There were pills for the pain but I took as few as I could. It seemed important to me to stay awake, to know what was going on. Maybe I would come back. The room was damp. There was a small window high on the wall. I was in the basement of one of the log buildings I’d seen and it seemed to me not a very safe place to be. Also it was as bad as the original event to dream of it again drugged in a kind of dream prison and struggling for consciousness. Pain was better. It came in spasms and with the sharp point of imprinted teeth, it tore along in clawing sweeps down my chest and seemed sometimes to raise the bandages from the skin. I tried to consider it objectively, like a scientist sitting in a white coat looking through a microscope. Ahh, peering at each little cellpoint of pain. Remarkable!

And since I was in pain, I thought of my mother and father. I thought of myself bedridden in Paterson. They look at me lying there flushed and wheezing, a boy impossibly exercised just by the act of living, and go off to work at their machines.

A man looked in on me each morning and made a grunt of disgust or scorn just like my father had although heavyset not at all like my thin and gaunt father but in the same role, with the same wordless eloquence. He wore a kind of uniform of dark green shirt and matching pants.

And for my mother a woman in pale green uniform and white shoes and opaque brown hose with a thick seam down the back.

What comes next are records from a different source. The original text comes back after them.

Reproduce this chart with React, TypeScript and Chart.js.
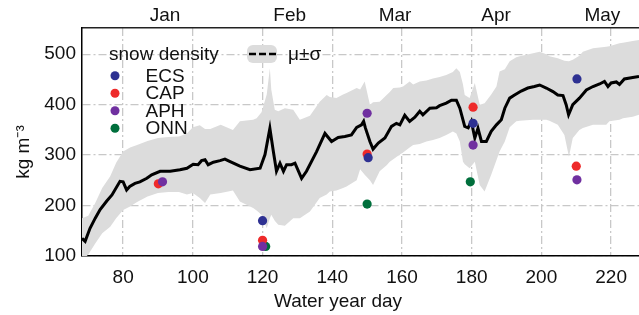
import React, { useEffect, useRef } from 'react';
import { Chart, registerables } from 'chart.js';
Chart.register(...registerables);

// ---- data ----
const meanDays = [68.2, 69.1, 70.5, 72, 73.4, 75.3, 76.8, 79.1, 80, 81, 81.9, 83.4, 84.8, 86.8, 88.2, 90.6, 93.5, 96.3, 98.3, 100.1, 101.5, 102.5, 103.5, 104.4, 105.9, 107.8, 109.2, 110.7, 113.5, 116.4, 119.3, 120.7, 122.1, 123.1, 124, 125, 126, 126.9, 128.3, 129.3, 131.2, 132.6, 135.5, 137.9, 139.8, 141.7, 143.6, 145.5, 147, 148.4, 149, 149.5, 150.8, 151.7, 153.2, 155.1, 157, 158.4, 159.4, 160.8, 162.2, 163.7, 165.1, 166, 168, 169.9, 170.8, 172.7, 174.2, 175.6, 176.6, 178, 179, 179.9, 180.9, 181.8, 182.8, 184.2, 185.6, 187.1, 188.5, 189.5, 190.9, 192.3, 194.2, 196.1, 198, 199.5, 201.4, 203.3, 204.7, 206.2, 207.1, 207.8, 209, 210.9, 212.9, 214.8, 216.7, 218.1, 219.1, 220, 221.5, 222.4, 223.8, 226.2, 228];
const meanDensity = [135, 129, 155, 175, 192, 209, 221, 248, 247, 231, 238, 244, 247, 254, 261, 268, 268, 271, 274, 282, 281, 289, 291, 281, 286, 289, 292, 287, 278, 271, 274, 301, 353, 307, 268, 284, 268, 281, 281, 284, 254, 268, 307, 343, 327, 335, 337, 340, 355, 360, 367, 354, 327, 312, 324, 334, 357, 363, 360, 379, 367, 375, 387, 380, 393, 394, 398, 403, 409, 409, 393, 357, 354, 367, 334, 353, 327, 327, 347, 360, 370, 393, 413, 419, 427, 433, 436, 439, 433, 426, 419, 418, 400, 380, 400, 413, 429, 436, 441, 446, 436, 443, 445, 440, 451, 454, 456];

const bandDays = [68.2, 70, 72, 74, 76.3, 78, 80, 82, 84, 87, 90, 93, 96, 98.3, 100, 102, 103.5, 105, 108, 111.5, 113.5, 117.3, 118.3, 119.7, 121.2, 122.1, 122.5, 123.5, 124.5, 126.4, 128.8, 130.7, 133.6, 136.4, 138.4, 139.3, 141.2, 143.1, 144.1, 147, 148, 149.3, 150.8, 151.7, 153.6, 155.6, 156.5, 157.5, 159.4, 160.3, 162.2, 163.2, 165.1, 167, 168.9, 170.8, 172.7, 174.6, 175.6, 176.6, 177.5, 178, 179.4, 180.9, 182.3, 183.7, 185.6, 187.1, 188, 189.5, 190.9, 192.8, 193.8, 197.6, 199.5, 201.4, 202.3, 204.7, 206.6, 207.9, 209, 210.9, 211.9, 214.8, 218.6, 219.5, 222.4, 223.4, 226.2, 228];
const bandUpper = [175, 180, 205, 235, 258, 285, 307, 315, 320, 328, 334, 336, 337, 343, 355, 359, 352, 352, 360, 350, 367, 370, 373, 385, 420, 472, 430, 390, 387, 393, 390, 370, 378, 406, 419, 415, 413, 420, 423, 433, 430, 446, 400, 405, 406, 419, 425, 433, 434, 436, 446, 440, 446, 448, 452, 455, 459, 465, 472, 465, 440, 419, 413, 443, 400, 403, 420, 436, 466, 470, 486, 494, 496, 502, 505, 500, 496, 492, 487, 486, 489, 497, 505, 512, 515, 516, 522, 523, 526, 528];
const bandLower = [90, 103, 125, 145, 158, 175, 191, 198, 207, 218, 225, 227, 227, 222, 225, 215, 205, 222, 225, 230, 208, 195, 190, 182, 155, 175, 182, 170, 162, 160, 175, 175, 188, 215, 222, 228, 230, 235, 238, 250, 272, 261, 250, 241, 268, 280, 287, 292, 301, 305, 315, 320, 322, 327, 330, 334, 340, 347, 343, 327, 287, 282, 274, 287, 241, 228, 261, 290, 307, 327, 355, 367, 368, 370, 370, 370, 368, 360, 340, 297, 334, 350, 354, 360, 360, 367, 370, 373, 376, 380];

const ecsDays = [120, 150.3, 180.4, 210.2];
const ecsDensity = [170, 295, 363, 451];
const capDays = [90.1, 120, 150, 180.4, 210];
const capDensity = [243, 131, 302, 395, 278];
const aphDays = [91.3, 120, 150, 180.4, 210.2];
const aphDensity = [247, 119, 383, 320, 251];
const onnDays = [120.9, 150, 179.6];
const onnDensity = [119, 203, 247];

const xTicks = [80, 100, 120, 140, 160, 180, 200, 220];
const yTicks = [100, 200, 300, 400, 500];
const monthDays = [92, 127.8, 158, 187, 217.5];
const monthLabels = ['Jan', 'Feb', 'Mar', 'Apr', 'May'];

const seriesNames = ['ECS', 'CAP', 'APH', 'ONN'];
const seriesColors = ['#2e3192', '#ee2a2a', '#7030a0', '#006f3c'];

const FONT = "'Liberation Sans', Arial, sans-serif";
const BAND = '#dcdcdc';

const pts = (xs: number[], ys: number[]) => xs.map((x, i) => ({ x, y: ys[i] }));

const overlay = {
  id: 'overlay',
  afterDraw(chart: any) {
    const ctx = chart.ctx as CanvasRenderingContext2D;
    ctx.save();
    ctx.fillStyle = '#111';
    ctx.font = `19px ${FONT}`;
    ctx.textBaseline = 'alphabetic';
    // legend: snow density
    ctx.textAlign = 'left';
    ctx.fillText('snow density', 109, 60);
    const baseY = [81.7, 99.3, 116.8, 134.3];
    seriesNames.forEach((n, i) => {
      ctx.fillStyle = seriesColors[i];
      ctx.beginPath();
      ctx.arc(115, baseY[i] - 6, 4.5, 0, Math.PI * 2);
      ctx.fill();
      ctx.fillStyle = '#111';
      ctx.fillText(n, 145.5, baseY[i]);
    });
    // legend: mu +- sigma
    ctx.fillStyle = BAND;
    ctx.beginPath();
    (ctx as any).roundRect(247, 45, 30, 18, 6);
    ctx.fill();
    ctx.strokeStyle = '#000';
    ctx.lineWidth = 2.5;
    ctx.setLineDash([7, 3]);
    ctx.beginPath();
    ctx.moveTo(249, 54);
    ctx.lineTo(277, 54);
    ctx.stroke();
    ctx.setLineDash([]);
    ctx.fillStyle = '#111';
    ctx.fillText('\u03bc\u00b1\u03c3', 288, 60);
    // axis titles
    ctx.textAlign = 'center';
    ctx.fillText('Water year day', 338, 307);
    ctx.translate(28.5, 152);
    ctx.rotate(-Math.PI / 2);
    ctx.fillText('kg m\u207b\u00b3', 0, 0);
    ctx.restore();
  },
};

export default function App() {
  const ref = useRef<HTMLCanvasElement>(null);
  useEffect(() => {
    document.body.style.margin = '0';
    const mk = (name: string, xs: number[], ys: number[], color: string, order: number) => ({
      type: 'scatter' as const,
      label: name,
      data: pts(xs, ys),
      backgroundColor: color,
      borderWidth: 0,
      pointRadius: 4.6,
      order,
    });
    const fitX = (h: number) => (s: any) => {
      s.height = h;
      s.paddingLeft = 0;
      s.paddingRight = 0;
    };
    const chart = new Chart(ref.current!, {
      type: 'line',
      data: {
        datasets: [
          mk('APH', aphDays, aphDensity, seriesColors[2], 0),
          mk('ECS', ecsDays, ecsDensity, seriesColors[0], 1),
          mk('CAP', capDays, capDensity, seriesColors[1], 2),
          mk('ONN', onnDays, onnDensity, seriesColors[3], 3),
          {
            type: 'line',
            label: 'mean',
            data: pts(meanDays, meanDensity),
            borderColor: '#000',
            borderWidth: 3,
            pointRadius: 0,
            tension: 0,
            fill: false,
            order: 4,
          },
          {
            type: 'line',
            label: 'upper',
            data: pts(bandDays, bandUpper),
            borderWidth: 0,
            borderColor: 'rgba(0,0,0,0)',
            backgroundColor: BAND,
            pointRadius: 0,
            tension: 0,
            fill: '+1',
            order: 5,
          },
          {
            type: 'line',
            label: 'lower',
            data: pts(bandDays, bandLower),
            borderWidth: 0,
            borderColor: 'rgba(0,0,0,0)',
            pointRadius: 0,
            tension: 0,
            fill: false,
            order: 6,
          },
        ],
      } as any,
      options: {
        animation: false,
        responsive: false,
        devicePixelRatio: 1,
        layout: { padding: 0, autoPadding: false },
        plugins: {
          legend: { display: false },
          tooltip: { enabled: false },
          filler: { drawTime: 'beforeDatasetsDraw' },
        } as any,
        scales: {
          x: {
            type: 'linear',
            position: 'bottom',
            min: 68.2,
            max: 228,
            afterBuildTicks: (s: any) => { s.ticks = xTicks.map((v) => ({ value: v })); },
            afterFit: fitX(59),
            ticks: { font: { family: FONT, size: 19 }, color: '#111', padding: 10, maxRotation: 0 },
            grid: { color: '#c8c8c8', lineWidth: 1.3, drawTicks: false },
            border: { display: true, color: '#000', width: 1.5, dash: [8, 3, 2, 3] },
          },
          x2: {
            type: 'linear',
            position: 'top',
            min: 68.2,
            max: 228,
            afterBuildTicks: (s: any) => { s.ticks = monthDays.map((v) => ({ value: v })); },
            afterFit: fitX(28),
            ticks: {
              font: { family: FONT, size: 19 },
              color: '#111',
              padding: 1,
              maxRotation: 0,
              callback: (_v: any, i: number) => monthLabels[i],
            },
            grid: { display: false, drawTicks: false },
            border: { display: true, color: '#222', width: 1.5 },
          },
          y: {
            type: 'linear',
            min: 100,
            max: 552,
            afterBuildTicks: (s: any) => { s.ticks = yTicks.map((v) => ({ value: v })); },
            afterFit: (s: any) => {
              s.width = 82;
              s.paddingTop = 0;
              s.paddingBottom = 0;
            },
            ticks: { font: { family: FONT, size: 19 }, color: '#111', padding: 6 },
            grid: { color: '#c8c8c8', lineWidth: 1.3, drawTicks: false },
            border: { display: true, color: '#000', width: 1.5, dash: [8, 3, 2, 3] },
          },
        },
      } as any,
      plugins: [overlay],
    });
    return () => chart.destroy();
  }, []);
  return (
    <div style={{ position: 'fixed', left: 0, top: 0, width: 639, height: 315, background: '#fff' }}>
      <canvas ref={ref} width={639} height={315} style={{ display: 'block' }} />
    </div>
  );
}
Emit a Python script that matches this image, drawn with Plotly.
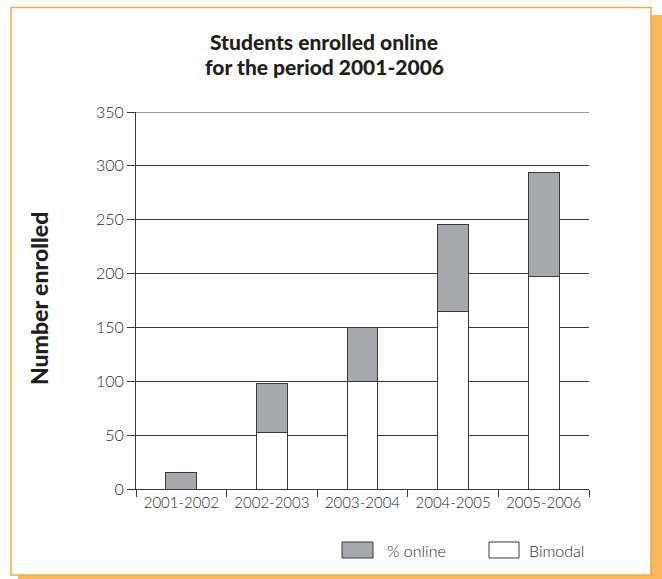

An impassive porky being with hands that worked at high speed setting down trays pounding pillows carrying off urinals while she thought her own thoughts.

I could tell that each of them felt badly used to be taking care of some tramp who had wandered onto the grounds. It was an affront to the natural order which made service to people bearable because they were higher than you, not lower.

I responded with a pride of my own which asked for nothing and gave as little indication of need as possible. And I never thanked them for anything. As I felt better I grew contemptuous as if, coming into this province of wealth, I had adopted its customs. Or perhaps it was more serious, perhaps it had been injected in the saliva of the dogs.

On the other hand I had only the word of these people that the dogs didn’t belong to the owner of this place. And even if they didn’t, they certainly ran to his advantage. My rage flared as if it were the last wound to be felt and the slowest to heal.

As time went on I understood that I lay in a room of the staff house where perhaps fifteen or twenty people lived who wore the green livery, forest-green for the outdoor workers, the paler shade for the indoor. They all looked somewhat stolidly alike, as if related.

I was alert to find a friend and I did. She was a girl of the pale green set, a young maid in the big house who shyly looked in on me, advancing each time a little farther into the room until finally she showed up in mid-morning one day when everyone else was working. She had seen we were the same age and that was enough.